EDIT: after reading some of the other ideas, ignore mine they're not nearly as coherent or solve your problem as much.
Dissonant Cognition
31-10-2005, 05:03
I define property rights as an extension of man's right to his own body, his labor. If we are to respect the man's freedom, we must allow him the product of his labor.
The existance or propriety of property rights has nothing to do with labor and everything to do with the fact that there are a whole bunch of people and not enough resources/land/labor/whatever, a condition called scarcity. Private property is an institution that arises simply from the desire to have security in one's possession of X so that X can be (re)distributed in an efficient manner. Supply and demand - that's all there is to it.
Not a "moral" justification, I guess, but then I think most "moral" justifications put forward for a particular economic process pretty much boil down to "just because." "Just because" gets us two sets of people yelling at each other while usually accomplishing precisely zilch [see also: most political "debates" (http://forums.jolt.co.uk/forumdisplay.php?f=1227)]. And heaven help us if (http://en.wikipedia.org/wiki/WWI) they (http://en.wikipedia.org/wiki/WWII) do (http://en.wikipedia.org/wiki/Bolshevik) accomplish (http://en.wikipedia.org/wiki/General_Pinochet) something (http://en.wikipedia.org/wiki/Cold_war).
The existance or propriety of property rights has nothing to do with labor and everything to do with the fact that there are a whole bunch of people and not enough resources/land/labor/whatever, a condition called scarcity. Private property is an institution that arises simply from the desire to have security in one's possession of X so that X can be (re)distributed in an efficient manner. Supply and demand - that's all there is to it.
Not a "moral" justification, I guess, but then I think most "moral" justifications put forward for a particular economic process pretty much boil down to "just because." "Just because" gets us two sets of people yelling at each other while usually accomplishing precisely zilch [see also: most political "debates"]. And heaven help us if they do accomplish something.

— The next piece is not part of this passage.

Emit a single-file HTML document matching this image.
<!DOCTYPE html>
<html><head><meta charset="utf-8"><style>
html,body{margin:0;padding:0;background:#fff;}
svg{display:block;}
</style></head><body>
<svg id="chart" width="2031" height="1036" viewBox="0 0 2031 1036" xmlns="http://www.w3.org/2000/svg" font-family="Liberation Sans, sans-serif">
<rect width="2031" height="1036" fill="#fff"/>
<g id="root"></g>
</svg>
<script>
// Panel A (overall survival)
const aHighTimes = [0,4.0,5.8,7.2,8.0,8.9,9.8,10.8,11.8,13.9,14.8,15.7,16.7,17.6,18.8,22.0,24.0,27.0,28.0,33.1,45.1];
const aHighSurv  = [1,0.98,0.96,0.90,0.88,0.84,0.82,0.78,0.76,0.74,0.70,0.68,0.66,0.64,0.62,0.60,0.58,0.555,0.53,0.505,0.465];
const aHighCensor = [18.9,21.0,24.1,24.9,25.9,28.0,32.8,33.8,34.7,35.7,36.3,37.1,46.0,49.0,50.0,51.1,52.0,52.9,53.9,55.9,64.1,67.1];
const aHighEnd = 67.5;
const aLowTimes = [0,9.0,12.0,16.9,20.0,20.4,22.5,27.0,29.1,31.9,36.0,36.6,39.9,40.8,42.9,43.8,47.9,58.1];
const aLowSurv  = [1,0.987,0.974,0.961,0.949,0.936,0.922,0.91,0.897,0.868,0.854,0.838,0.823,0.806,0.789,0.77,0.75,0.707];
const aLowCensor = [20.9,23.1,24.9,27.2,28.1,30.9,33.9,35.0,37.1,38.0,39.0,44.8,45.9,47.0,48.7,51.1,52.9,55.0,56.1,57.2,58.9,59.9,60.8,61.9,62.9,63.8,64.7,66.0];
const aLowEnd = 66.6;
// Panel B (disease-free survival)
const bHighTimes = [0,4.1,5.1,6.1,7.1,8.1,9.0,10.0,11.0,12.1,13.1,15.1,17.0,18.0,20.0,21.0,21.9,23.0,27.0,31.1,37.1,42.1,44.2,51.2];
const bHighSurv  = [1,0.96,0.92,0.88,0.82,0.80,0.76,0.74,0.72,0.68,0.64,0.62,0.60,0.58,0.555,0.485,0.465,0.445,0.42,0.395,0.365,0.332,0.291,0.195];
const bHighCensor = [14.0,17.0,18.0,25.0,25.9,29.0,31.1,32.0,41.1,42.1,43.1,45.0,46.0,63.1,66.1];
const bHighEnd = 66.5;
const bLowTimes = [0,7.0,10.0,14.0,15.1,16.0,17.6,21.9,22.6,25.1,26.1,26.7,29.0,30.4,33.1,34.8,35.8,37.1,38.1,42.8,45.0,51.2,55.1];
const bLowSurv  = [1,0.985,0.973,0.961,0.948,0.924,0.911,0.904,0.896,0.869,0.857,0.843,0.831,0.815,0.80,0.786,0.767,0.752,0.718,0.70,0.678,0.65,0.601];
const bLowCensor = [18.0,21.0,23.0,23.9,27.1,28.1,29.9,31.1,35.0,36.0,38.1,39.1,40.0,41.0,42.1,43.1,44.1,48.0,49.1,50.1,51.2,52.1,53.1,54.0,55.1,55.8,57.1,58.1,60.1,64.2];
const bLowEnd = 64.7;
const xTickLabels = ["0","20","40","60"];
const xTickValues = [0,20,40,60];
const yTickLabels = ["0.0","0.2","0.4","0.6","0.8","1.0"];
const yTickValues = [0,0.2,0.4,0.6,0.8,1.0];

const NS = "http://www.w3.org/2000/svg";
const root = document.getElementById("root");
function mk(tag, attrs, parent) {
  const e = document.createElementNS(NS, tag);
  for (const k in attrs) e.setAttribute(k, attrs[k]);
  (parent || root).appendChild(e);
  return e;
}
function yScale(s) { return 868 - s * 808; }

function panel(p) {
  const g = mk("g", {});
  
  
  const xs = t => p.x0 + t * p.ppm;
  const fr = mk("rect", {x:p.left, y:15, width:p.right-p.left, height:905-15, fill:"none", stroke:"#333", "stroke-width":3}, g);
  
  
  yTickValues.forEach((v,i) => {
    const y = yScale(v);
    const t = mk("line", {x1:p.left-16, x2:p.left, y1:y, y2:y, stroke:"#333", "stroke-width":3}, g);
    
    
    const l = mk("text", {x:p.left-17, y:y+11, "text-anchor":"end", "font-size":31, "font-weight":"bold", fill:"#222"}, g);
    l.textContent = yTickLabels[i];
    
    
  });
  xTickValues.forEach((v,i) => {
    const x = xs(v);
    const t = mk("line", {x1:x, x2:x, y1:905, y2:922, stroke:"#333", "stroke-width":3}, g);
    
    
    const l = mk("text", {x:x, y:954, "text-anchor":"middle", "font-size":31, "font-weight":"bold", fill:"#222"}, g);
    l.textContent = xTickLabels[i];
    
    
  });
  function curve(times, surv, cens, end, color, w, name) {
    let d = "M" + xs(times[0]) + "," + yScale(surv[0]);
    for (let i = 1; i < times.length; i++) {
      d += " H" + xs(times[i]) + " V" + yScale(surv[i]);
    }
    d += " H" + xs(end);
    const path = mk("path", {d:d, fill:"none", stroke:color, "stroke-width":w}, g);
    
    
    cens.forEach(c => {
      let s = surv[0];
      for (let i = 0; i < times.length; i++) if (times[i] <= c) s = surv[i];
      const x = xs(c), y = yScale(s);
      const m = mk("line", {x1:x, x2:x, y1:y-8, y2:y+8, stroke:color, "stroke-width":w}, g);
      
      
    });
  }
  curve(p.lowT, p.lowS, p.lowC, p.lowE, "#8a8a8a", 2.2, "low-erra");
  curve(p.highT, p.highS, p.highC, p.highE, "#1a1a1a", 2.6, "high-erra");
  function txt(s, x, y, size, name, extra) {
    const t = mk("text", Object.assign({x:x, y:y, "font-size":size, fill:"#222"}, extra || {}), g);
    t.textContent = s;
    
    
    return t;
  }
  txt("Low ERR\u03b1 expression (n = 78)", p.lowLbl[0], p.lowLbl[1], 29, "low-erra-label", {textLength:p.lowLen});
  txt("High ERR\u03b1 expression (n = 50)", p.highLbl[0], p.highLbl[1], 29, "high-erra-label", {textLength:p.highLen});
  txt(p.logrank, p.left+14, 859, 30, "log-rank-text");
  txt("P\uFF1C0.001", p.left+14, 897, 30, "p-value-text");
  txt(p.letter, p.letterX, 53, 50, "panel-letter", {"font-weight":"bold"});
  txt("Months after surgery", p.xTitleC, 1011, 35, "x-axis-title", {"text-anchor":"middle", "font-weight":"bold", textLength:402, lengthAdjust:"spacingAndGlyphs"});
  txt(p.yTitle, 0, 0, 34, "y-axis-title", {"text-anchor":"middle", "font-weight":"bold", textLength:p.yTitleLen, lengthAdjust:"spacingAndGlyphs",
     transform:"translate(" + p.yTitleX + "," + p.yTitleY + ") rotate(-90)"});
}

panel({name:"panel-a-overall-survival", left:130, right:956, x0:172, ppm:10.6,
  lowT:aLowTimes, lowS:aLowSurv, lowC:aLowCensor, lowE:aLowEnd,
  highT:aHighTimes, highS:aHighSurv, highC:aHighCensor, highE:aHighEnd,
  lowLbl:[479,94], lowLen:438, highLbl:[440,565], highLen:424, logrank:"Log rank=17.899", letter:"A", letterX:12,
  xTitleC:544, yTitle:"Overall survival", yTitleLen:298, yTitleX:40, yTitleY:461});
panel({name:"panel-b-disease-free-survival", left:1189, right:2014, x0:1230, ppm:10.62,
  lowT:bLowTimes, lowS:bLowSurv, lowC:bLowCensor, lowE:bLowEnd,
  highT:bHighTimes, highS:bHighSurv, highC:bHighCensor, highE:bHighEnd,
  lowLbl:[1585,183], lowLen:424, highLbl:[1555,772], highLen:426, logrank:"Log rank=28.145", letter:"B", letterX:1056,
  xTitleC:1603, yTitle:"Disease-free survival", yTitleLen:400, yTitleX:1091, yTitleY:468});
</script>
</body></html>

Private property may be justifiable through practical concerns. But other societies have overcome the "scarcity" problem without private property. Granted, they weren't as wealthy but they survived.
Unless you go a bit farther and attempt to morally justify private property then there is no particular reason to be capitalist over communist, socialist, primitivist, etc.
Dissonant Cognition
31-10-2005, 05:52
Unless you go a bit farther and attempt to morally justify private property then there is no particular reason to be capitalist over communist, socialist, primitivist, etc.

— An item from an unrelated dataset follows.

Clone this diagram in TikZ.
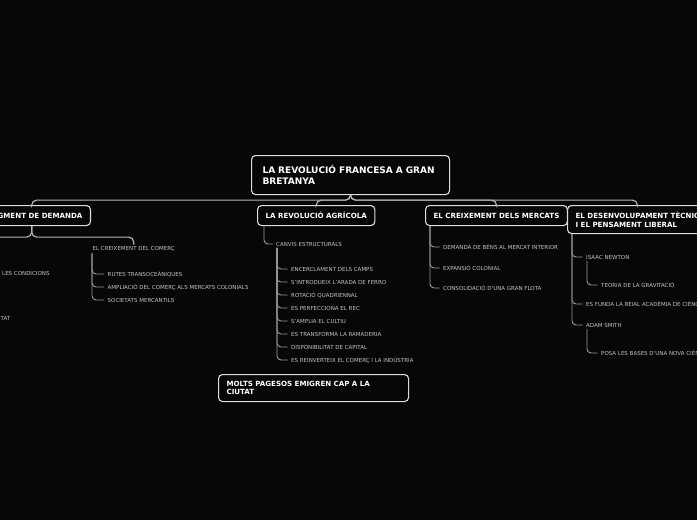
\documentclass[tikz,border=0pt]{standalone}
\usepackage{fontspec}
\setmainfont{DejaVu Sans}
\usetikzlibrary{positioning}
\definecolor{bgdark}{HTML}{060709}
\definecolor{edgegray}{HTML}{B4B4B4}
\definecolor{twiggray}{HTML}{9A9A9A}
\definecolor{boxline}{HTML}{DCDCDC}
\definecolor{leaftext}{HTML}{C4C4C4}

\begin{document}
\begin{tikzpicture}[x=1pt, y=-1pt,
  topic/.style={draw=boxline, line width=1.1pt, fill=bgdark, rounded corners=4pt,
    text=white, font=\bfseries\fontsize{7.1}{9}\selectfont, inner xsep=8pt,
    anchor=north west, minimum height=20pt, align=left},
  central/.style={topic, font=\bfseries\fontsize{9}{11}\selectfont, inner xsep=11pt,
    text width=176pt, minimum height=39pt},
  leaf/.style={text=leaftext, font=\fontsize{5.5}{6}\selectfont, inner sep=1.5pt, anchor=west},
  link/.style={draw=edgegray, line width=1.2pt, rounded corners=5pt},
  twig/.style={draw=twiggray, line width=0.9pt, rounded corners=4pt, shorten >=2pt}]

  \fill[bgdark] (0,0) rectangle (697,520);
  \useasboundingbox (0,0) rectangle (697,520);

  % Central topic
  \node[central] (rev) at (251,155) {LA REVOLUCIÓ FRANCESA A GRAN\\BRETANYA};

  % Main topics
  \node[topic, anchor=north east] (aug) at (91,205) {L'AUGMENT DE DEMANDA};
  \node[topic] (agri) at (257,205) {LA REVOLUCIÓ AGRÍCOLA};
  \node[topic] (merc) at (425,205) {EL CREIXEMENT DELS MERCATS};
  \node[topic, minimum height=28pt] (dese) at (567,205)
    {EL DESENVOLUPAMENT TÈCNIC\\I EL PENSAMENT LIBERAL};

  \draw[link] (rev.south) -- ++(0,5) -| (aug.north);
  \draw[link] (rev.south) -- ++(0,5) -| (agri.north);
  \draw[link] (rev.south) -- ++(0,5) -| (merc.north);
  \draw[link] (rev.south) -- ++(0,5) -| (dese.north);

  % L'augment de demanda
  \coordinate (offleft) at (-40,249);
  \node[leaf] (comerc) at (91,249) {EL CREIXEMENT DEL COMERÇ};
  \node[leaf] (rutes) at (106,274) {RUTES TRANSOCEÀNIQUES};
  \node[leaf] (ampl) at (106,287) {AMPLIACIÓ DEL COMERÇ ALS MERCATS COLONIALS};
  \node[leaf] (soc) at (106,300) {SOCIETATS MERCANTILS};
  \node[leaf] (cond) at (0.5,273) {LES CONDICIONS};
  \node[leaf, anchor=east] (tat) at (12,318) {TAT};

  \draw[link] (aug.south) -- ++(0,11) -| (offleft);
  \draw[link] (aug.south) -- ++(0,11) -| (comerc.north);
  \draw[twig] ([xshift=1pt]comerc.south west) |- (rutes.west);
  \draw[twig] ([xshift=1pt]comerc.south west) |- (ampl.west);
  \draw[twig] ([xshift=1pt]comerc.south west) |- (soc.west);

  % La revolucio agricola
  \node[leaf] (canvis) at (274.5,244) {CANVIS ESTRUCTURALS};
  \node[leaf] (enc) at (289.5,269) {ENCERCLAMENT DELS CAMPS};
  \node[leaf] (arada) at (289.5,282) {S'INTRODUEIX L'ARADA DE FERRO};
  \node[leaf] (rot) at (289.5,295) {ROTACIÓ QUADRIENNAL};
  \node[leaf] (rec) at (289.5,308) {ES PERFECCIONA EL REC};
  \node[leaf] (cult) at (289.5,321) {S'AMPLIA EL CULTIU};
  \node[leaf] (ramad) at (289.5,334) {ES TRANSFORMA LA RAMADERIA};
  \node[leaf] (capit) at (289.5,347) {DISPONIBILITAT DE CAPITAL};
  \node[leaf] (reinv) at (289.5,360) {ES REINVERTEIX EL COMERÇ I LA INDÚSTRIA};

  \draw[twig] ([xshift=7pt]agri.south west) |- (canvis.west);
  \draw[twig] ([xshift=2.5pt]canvis.south west) |- (enc.west);
  \draw[twig] ([xshift=2.5pt]canvis.south west) |- (arada.west);
  \draw[twig] ([xshift=2.5pt]canvis.south west) |- (rot.west);
  \draw[twig] ([xshift=2.5pt]canvis.south west) |- (rec.west);
  \draw[twig] ([xshift=2.5pt]canvis.south west) |- (cult.west);
  \draw[twig] ([xshift=2.5pt]canvis.south west) |- (ramad.west);
  \draw[twig] ([xshift=2.5pt]canvis.south west) |- (capit.west);
  \draw[twig] ([xshift=2.5pt]canvis.south west) |- (reinv.west);

  \node[topic, text width=174pt, minimum height=27pt, font=\bfseries\fontsize{7.1}{8.5}\selectfont]
    (pages) at (218,374) {MOLTS PAGESOS EMIGREN CAP A LA\\CIUTAT};

  % El creixement dels mercats
  \node[leaf] (bens) at (441.5,247) {DEMANDA DE BÉNS AL MERCAT INTERIOR};
  \node[leaf] (colon) at (441.5,268) {EXPANSIÓ COLONIAL};
  \node[leaf] (flota) at (441.5,288) {CONSOLIDACIÓ D'UNA GRAN FLOTA};

  \draw[twig] ([xshift=5pt]merc.south west) |- (bens.west);
  \draw[twig] ([xshift=5pt]merc.south west) |- (colon.west);
  \draw[twig] ([xshift=5pt]merc.south west) |- (flota.west);

  % El desenvolupament tecnic
  \node[leaf] (newton) at (584.5,257) {ISAAC NEWTON};
  \node[leaf] (grav) at (599.5,285) {TEORIA DE LA GRAVITACIÓ};
  \node[leaf] (acad) at (584.5,304) {ES FUNDA LA REIAL ACADÈMIA DE CIÈNCIES};
  \node[leaf] (smith) at (584.5,325) {ADAM SMITH};
  \node[leaf] (bases) at (599.5,353) {POSA LES BASES D'UNA NOVA CIÈNCIA};

  \draw[twig] ([xshift=5pt]dese.south west) |- (newton.west);
  \draw[twig] ([xshift=5pt]dese.south west) |- (acad.west);
  \draw[twig] ([xshift=5pt]dese.south west) |- (smith.west);
  \draw[twig] ([xshift=2.5pt]newton.south west) |- (grav.west);
  \draw[twig] ([xshift=2.5pt]smith.south west) |- (bases.west);
\end{tikzpicture}
\end{document}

Of course there is a reason to prefer capitalism:
Granted, they weren't as wealthy but they survived.
I assume that most reasonable people would prefer something more than a daily struggle for survival.
Free Soviets
31-10-2005, 06:42
Of course there is a reason to prefer capitalism:
I assume that most reasonable people would prefer something more than a daily struggle for survival.
of course, non-capitalist societies were not typically engaged in a literal daily struggle for survival either. even poor foragers typically worked fewer hours per day and fewer days per week than modern people. or as a ju/'hoansi man told richard lee, "why should we plant when there are so many mongomongo nuts in the world?"
Free Soviets hit the nail on the head. If you recongnize an indifference curve you recongnize different preferences. There is no reason to promote private property other than that more people like computers than a stroll in the afternoon.